Google DeepMind has introduced the generative model Veo, capable of creating videos exceeding 60 seconds in Full HD resolution. Besides textual queries, the model can take input from images and videos.
A key feature of Google’s VEO is its ability to generate videos in any cinematic style and accurately reproduce query content. For instance, the model considers terms like “photorealism,” “surrealism,” “aerial photography,” “timelapse,” etc. It operates in three modes: text2video, image2video, and video2video. In video2video mode, Veo can edit previously created videos, also in any style, using textual queries.

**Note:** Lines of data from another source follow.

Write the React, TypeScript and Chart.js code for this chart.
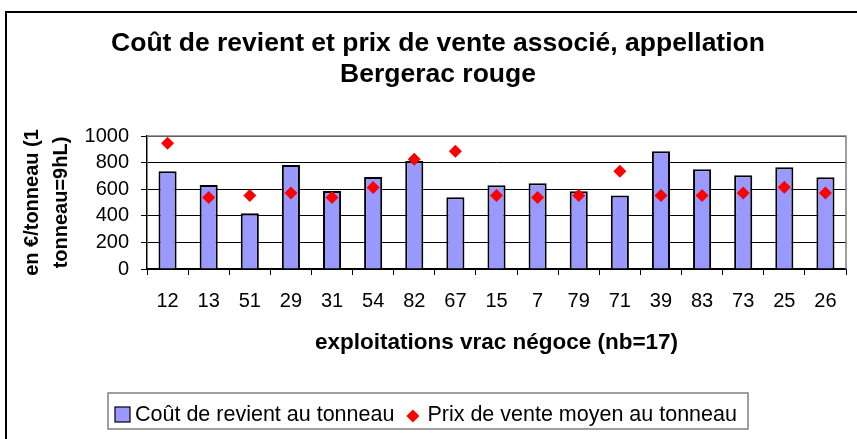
import React, { useEffect, useRef } from 'react';
import { Chart, registerables } from 'chart.js';

Chart.register(...registerables);

const categories = ['12', '13', '51', '29', '31', '54', '82', '67', '15', '7', '79', '71', '39', '83', '73', '25', '26'];
const coutRevient = [735, 632, 420, 782, 587, 692, 812, 540, 630, 645, 585, 553, 885, 750, 705, 765, 690];
const prixVente = [945, 537, 552, 572, 537, 612, 825, 885, 552, 537, 552, 735, 552, 552, 572, 615, 572];
const yTicks = [0, 200, 400, 600, 800, 1000];
const titleLines = ['Coût de revient et prix de vente associé, appellation', 'Bergerac rouge'];
const seriesLabels = ['Coût de revient au tonneau', 'Prix de vente moyen au tonneau'];
const xTitle = 'exploitations vrac négoce (nb=17)';
const yTitle = ['en €/tonneau (1', 'tonneau=9hL)'];

const FONT = "'Liberation Sans', Arial, sans-serif";
const BAR_COLOR = '#9999FF';
const POINT_COLOR = '#FF0000';

const decorPlugin = {
  id: 'decor',
  beforeDraw(chart: any) {
    const ctx = chart.ctx;
    ctx.save();
    ctx.fillStyle = '#ffffff';
    ctx.fillRect(0, 0, chart.width, chart.height);
    ctx.strokeStyle = '#000000';
    ctx.lineWidth = 2;
    ctx.strokeRect(6, 12, chart.width + 40, chart.height + 40);
    ctx.restore();
  },
  beforeDatasetsDraw(chart: any) {
    const { ctx, chartArea } = chart;
    ctx.save();
    ctx.strokeStyle = '#808080';
    ctx.lineWidth = 1.5;
    ctx.beginPath();
    ctx.moveTo(chartArea.left, chartArea.top);
    ctx.lineTo(chartArea.right, chartArea.top);
    ctx.lineTo(chartArea.right, chartArea.bottom);
    ctx.stroke();
    ctx.restore();
  },
  afterDraw(chart: any) {
    const ctx = chart.ctx;
    ctx.save();
    // Title
    ctx.fillStyle = '#000000';
    ctx.font = `bold 26.5px ${FONT}`;
    ctx.textAlign = 'center';
    ctx.textBaseline = 'alphabetic';
    ctx.fillText(titleLines[0], 438, 51);
    ctx.fillText(titleLines[1], 438, 82);

    // Legend
    const ds = chart.data.datasets;
    ctx.strokeStyle = '#808080';
    ctx.lineWidth = 1.5;
    ctx.strokeRect(108, 393, 640, 36);
    ctx.fillStyle = ds[0].backgroundColor;
    ctx.fillRect(115, 407, 15, 15);
    ctx.strokeStyle = '#000000';
    ctx.lineWidth = 1.2;
    ctx.strokeRect(115, 407, 15, 15);
    ctx.font = `21.5px ${FONT}`;
    ctx.textAlign = 'left';
    ctx.fillStyle = '#000000';
    ctx.fillText(ds[0].label, 135, 421);
    const w1 = ctx.measureText(ds[0].label).width;
    const dx = 135 + w1 + 18.5;
    const dy = 416;
    const r = 6.5;
    ctx.fillStyle = ds[1].backgroundColor;
    ctx.beginPath();
    ctx.moveTo(dx, dy - r);
    ctx.lineTo(dx + r, dy);
    ctx.lineTo(dx, dy + r);
    ctx.lineTo(dx - r, dy);
    ctx.closePath();
    ctx.fill();
    ctx.fillStyle = '#000000';
    ctx.fillText(ds[1].label, 135 + w1 + 33, 421);
    ctx.restore();
  },
};

export default function App() {
  const canvasRef = useRef<HTMLCanvasElement | null>(null);

  useEffect(() => {
    const canvas = canvasRef.current;
    if (!canvas) return;
    const chart = new Chart(canvas, {
      type: 'bar',
      data: {
        labels: categories,
        datasets: [
          {
            type: 'bar',
            label: seriesLabels[0],
            data: coutRevient,
            backgroundColor: BAR_COLOR,
            borderColor: '#000000',
            borderWidth: 2,
            barPercentage: 0.44,
            categoryPercentage: 1,
            order: 1,
          } as any,
          {
            type: 'line',
            label: seriesLabels[1],
            data: prixVente,
            showLine: false,
            pointStyle: 'rectRot',
            pointRadius: 6.5,
            pointHoverRadius: 6.5,
            backgroundColor: POINT_COLOR,
            borderColor: POINT_COLOR,
            pointBorderWidth: 0,
            order: 0,
          } as any,
        ],
      },
      options: {
        responsive: false,
        animation: false,
        events: [],
        layout: { padding: { top: 136, left: 0, right: 11, bottom: 80 } },
        plugins: {
          legend: { display: false },
          title: { display: false },
          tooltip: { enabled: false },
        },
        scales: {
          x: {
            type: 'category',
            offset: true,
            afterFit: (s: any) => {
              s.height = 90;
            },
            grid: {
              display: true,
              drawOnChartArea: false,
              drawTicks: true,
              tickLength: 6,
              offset: true,
              color: '#000000',
              lineWidth: 1,
            },
            border: { display: true, color: '#000000', width: 1.5 },
            ticks: {
              color: '#000000',
              font: { family: FONT, size: 20 },
              padding: 14,
              maxRotation: 0,
              autoSkip: false,
            },
            title: {
              display: true,
              text: xTitle,
              color: '#000000',
              font: { family: FONT, size: 22.5, weight: 'bold' },
              padding: { top: 0, bottom: 3 },
            },
          },
          y: {
            type: 'linear',
            min: 0,
            max: 1000,
            afterBuildTicks: (s: any) => {
              s.ticks = yTicks.map((v) => ({ value: v }));
            },
            afterFit: (s: any) => {
              s.width = 147;
            },
            grid: {
              color: '#000000',
              lineWidth: 1,
              drawTicks: true,
              tickLength: 6,
            },
            border: { display: true, color: '#000000', width: 1.5 },
            ticks: {
              color: '#000000',
              font: { family: FONT, size: 20 },
              padding: 12,
              autoSkip: false,
              callback: (v: any) => String(v),
            },
            title: {
              display: true,
              text: yTitle,
              color: '#000000',
              font: { family: FONT, size: 20, weight: 'bold', lineHeight: '29px' },
              padding: { top: 17.5, bottom: 0 },
            },
          },
        },
      } as any,
      plugins: [decorPlugin],
    });
    return () => chart.destroy();
  }, []);

  return (
    <div style={{ position: 'fixed', left: 0, top: 0, width: 857, height: 439, background: '#fff' }}>
      <canvas ref={canvasRef} width={857} height={439} style={{ display: 'block', width: 857, height: 439 }} />
    </div>
  );
}
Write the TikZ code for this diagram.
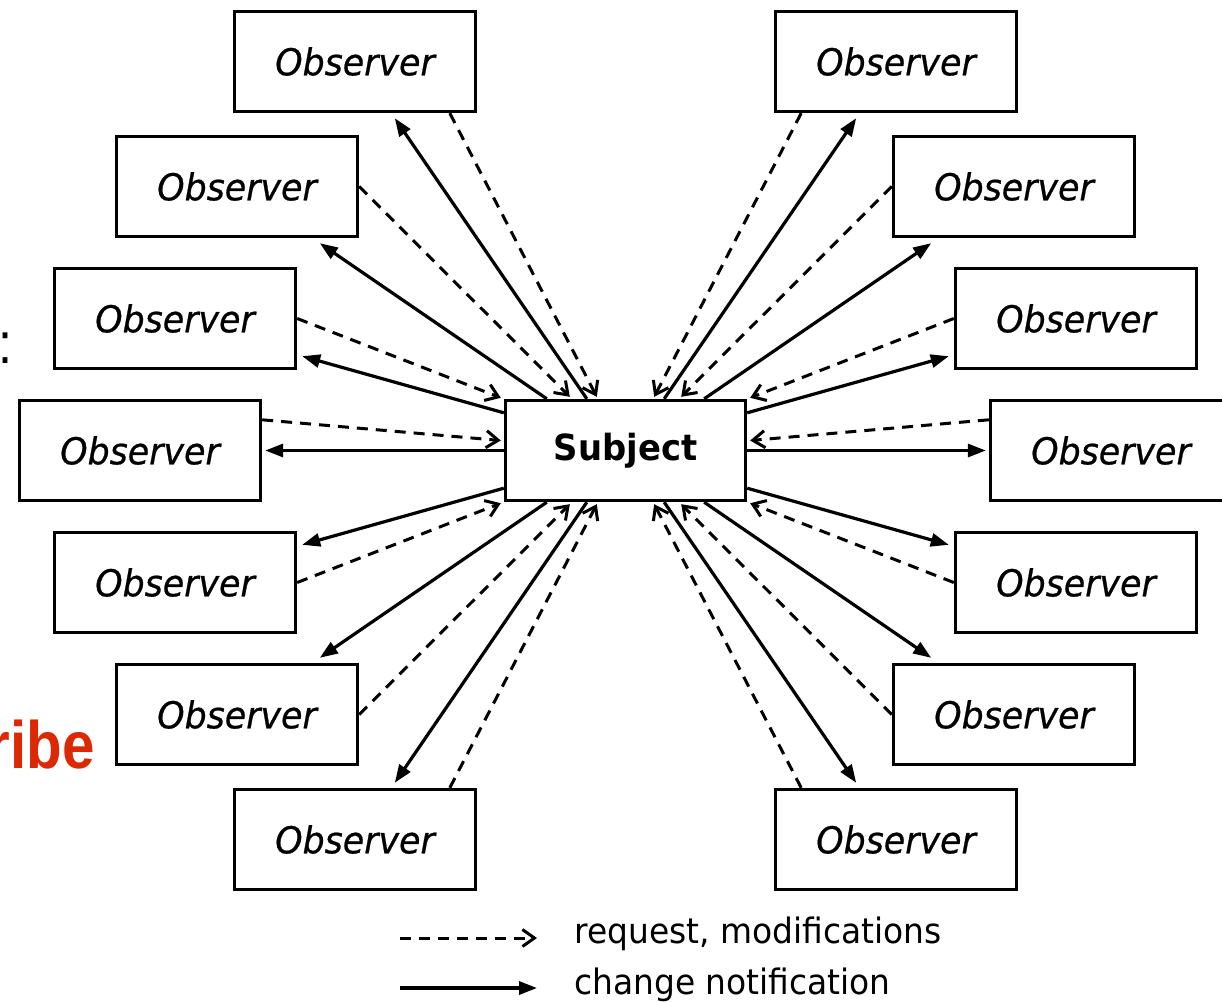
\documentclass[tikz,border=0pt]{standalone}
\usepackage{fontspec}
\setmainfont{DejaVu Sans}[FakeStretch=0.94, ItalicFeatures={FakeBold=0.6}]
\newfontfamily\slidefont{Liberation Sans}[FakeStretch=0.87]
\usetikzlibrary{arrows.meta,calc}
\definecolor{slidered}{RGB}{221,40,4}
\begin{document}
\begin{tikzpicture}[x=1pt,y=-1pt,
  obs/.style={draw, line width=3.4pt, minimum width=241pt, minimum height=100pt,
    inner sep=0pt, font=\fontsize{37}{40}\selectfont\itshape},
  subj/.style={draw, line width=3.4pt, minimum width=240pt, minimum height=100pt,
    inner sep=0pt, font=\fontsize{36}{40}\selectfont\bfseries},
  notify/.style={line width=3.2pt, -{Triangle[length=18pt,width=13pt]}},
  request/.style={line width=3pt, dash pattern=on 11pt off 8pt,
    -{Straight Barb[length=12pt,width=17pt]}},
  legendtext/.style={anchor=base west, inner sep=0pt, font=\fontsize{35}{40}\selectfont},
]
\useasboundingbox (0,0) rectangle (1222,1001);

% leftover slide text at the left edge
\node[anchor=base west, inner sep=0pt, font=\slidefont\fontsize{58}{60}\selectfont] (colon) at (-1.5,363) {:};
\node[anchor=base east, inner sep=0pt, text=slidered,
  font=\slidefont\fontsize{67}{70}\selectfont\bfseries] (ribe) at (95,768) {ribe};

% subject in the middle
\node[subj] (s) at (625.5,450.5) {Subject};

% observers, left column
\node[obs] (l1) at (355,61.5) {Observer};
\node[obs] (l2) at (237,186.5) {Observer};
\node[obs] (l3) at (175,318.5) {Observer};
\node[obs] (l4) at (140,450.5) {Observer};
\node[obs] (l5) at (175,582.5) {Observer};
\node[obs] (l6) at (237,714.5) {Observer};
\node[obs] (l7) at (355,839.5) {Observer};

% observers, right column
\node[obs] (r1) at (896,61.5) {Observer};
\node[obs] (r2) at (1014,186.5) {Observer};
\node[obs] (r3) at (1076,318.5) {Observer};
\node[obs] (r4) at (1111,450.5) {Observer};
\node[obs] (r5) at (1076,582.5) {Observer};
\node[obs] (r6) at (1014,714.5) {Observer};
\node[obs] (r7) at (896,839.5) {Observer};

% left column: notifications out, requests in
\draw[notify]  ($(s.north west)+(83,0)$) -- ($(l1.south west)+(162,5)$);
\draw[request] ($(l1.south west)+(217,0)$) -- ($(s.north west)+(93,-2)$);
\draw[notify]  ($(s.north west)+(43,0)$) -- ($(l2.south west)+(205,5)$);
\draw[request] (l2.east) -- ($(s.north west)+(66,-2)$);
\draw[notify]  ($(s.north west)+(0,14)$) -- ($(l3.south east)+(5,-14)$);
\draw[request] (l3.east) -- ($(s.north west)+(-3,-1)$);
\draw[notify]  (s.west) -- ($(l4.east)+(3,0)$);
\draw[request] ($(l4.north east)+(0,21)$) -- ($(s.west)+(-3,-10)$);
\draw[notify]  ($(s.south west)+(0,-14)$) -- ($(l5.north east)+(5,14)$);
\draw[request] (l5.east) -- ($(s.south west)+(-3,1)$);
\draw[notify]  ($(s.south west)+(43,0)$) -- ($(l6.north west)+(205,-5)$);
\draw[request] (l6.east) -- ($(s.south west)+(66,2)$);
\draw[notify]  ($(s.south west)+(83,0)$) -- ($(l7.north west)+(162,-5)$);
\draw[request] ($(l7.north west)+(217,0)$) -- ($(s.south west)+(93,2)$);

% right column: notifications out, requests in
\draw[notify]  ($(s.north east)+(-83,0)$) -- ($(r1.south east)+(-162,5)$);
\draw[request] ($(r1.south east)+(-217,0)$) -- ($(s.north east)+(-93,-2)$);
\draw[notify]  ($(s.north east)+(-43,0)$) -- ($(r2.south east)+(-205,5)$);
\draw[request] (r2.west) -- ($(s.north east)+(-66,-2)$);
\draw[notify]  ($(s.north east)+(0,14)$) -- ($(r3.south west)+(-5,-14)$);
\draw[request] (r3.west) -- ($(s.north east)+(3,-1)$);
\draw[notify]  (s.east) -- ($(r4.west)+(-3,0)$);
\draw[request] ($(r4.north west)+(0,21)$) -- ($(s.east)+(3,-10)$);
\draw[notify]  ($(s.south east)+(0,-14)$) -- ($(r5.north west)+(-5,14)$);
\draw[request] (r5.west) -- ($(s.south east)+(3,1)$);
\draw[notify]  ($(s.south east)+(-43,0)$) -- ($(r6.north east)+(-205,-5)$);
\draw[request] (r6.west) -- ($(s.south east)+(-66,2)$);
\draw[notify]  ($(s.south east)+(-83,0)$) -- ($(r7.north east)+(-162,-5)$);
\draw[request] ($(r7.north east)+(-217,0)$) -- ($(s.south east)+(-93,2)$);

% legend
\coordinate (ka) at (400,938);
\coordinate (kb) at (537,938);
\coordinate (kc) at (400,988);
\coordinate (kd) at (537,988);
\draw[request] (ka) -- (kb);
\draw[notify] (kc) -- (kd);
\node[legendtext] (kreq) at (574,943) {request, modifications};
\node[legendtext] (knot) at (574,994) {change notification};
\end{tikzpicture}
\end{document}
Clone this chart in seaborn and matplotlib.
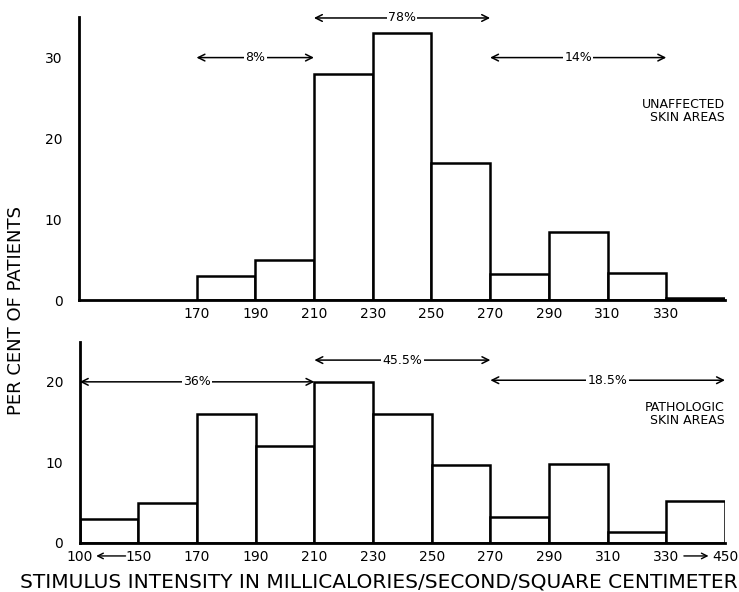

Similar to the OpenAI Sora model, Veo addresses one of the major issues in text2video models — inaccurate rendering of objects not consistently present in the frame. All Veo videos embed a watermark called SynthID, ensuring the ability to verify videos for synthetic generation and protect individuals depicted in videos from deepfakes. The model is a result of integrating DeepMind developments such as Generative Query Network (GQN), DVD-GAN, Imagen-Video, Phenaki, WALT, VideoPoet, and Lumiere.
As with OpenAI’s Sora, Google has not provided access to the model. To try it out, you can join the waitlist on VideoFX. In the future, some Veo features will become available when creating YouTube Shorts and in other company products.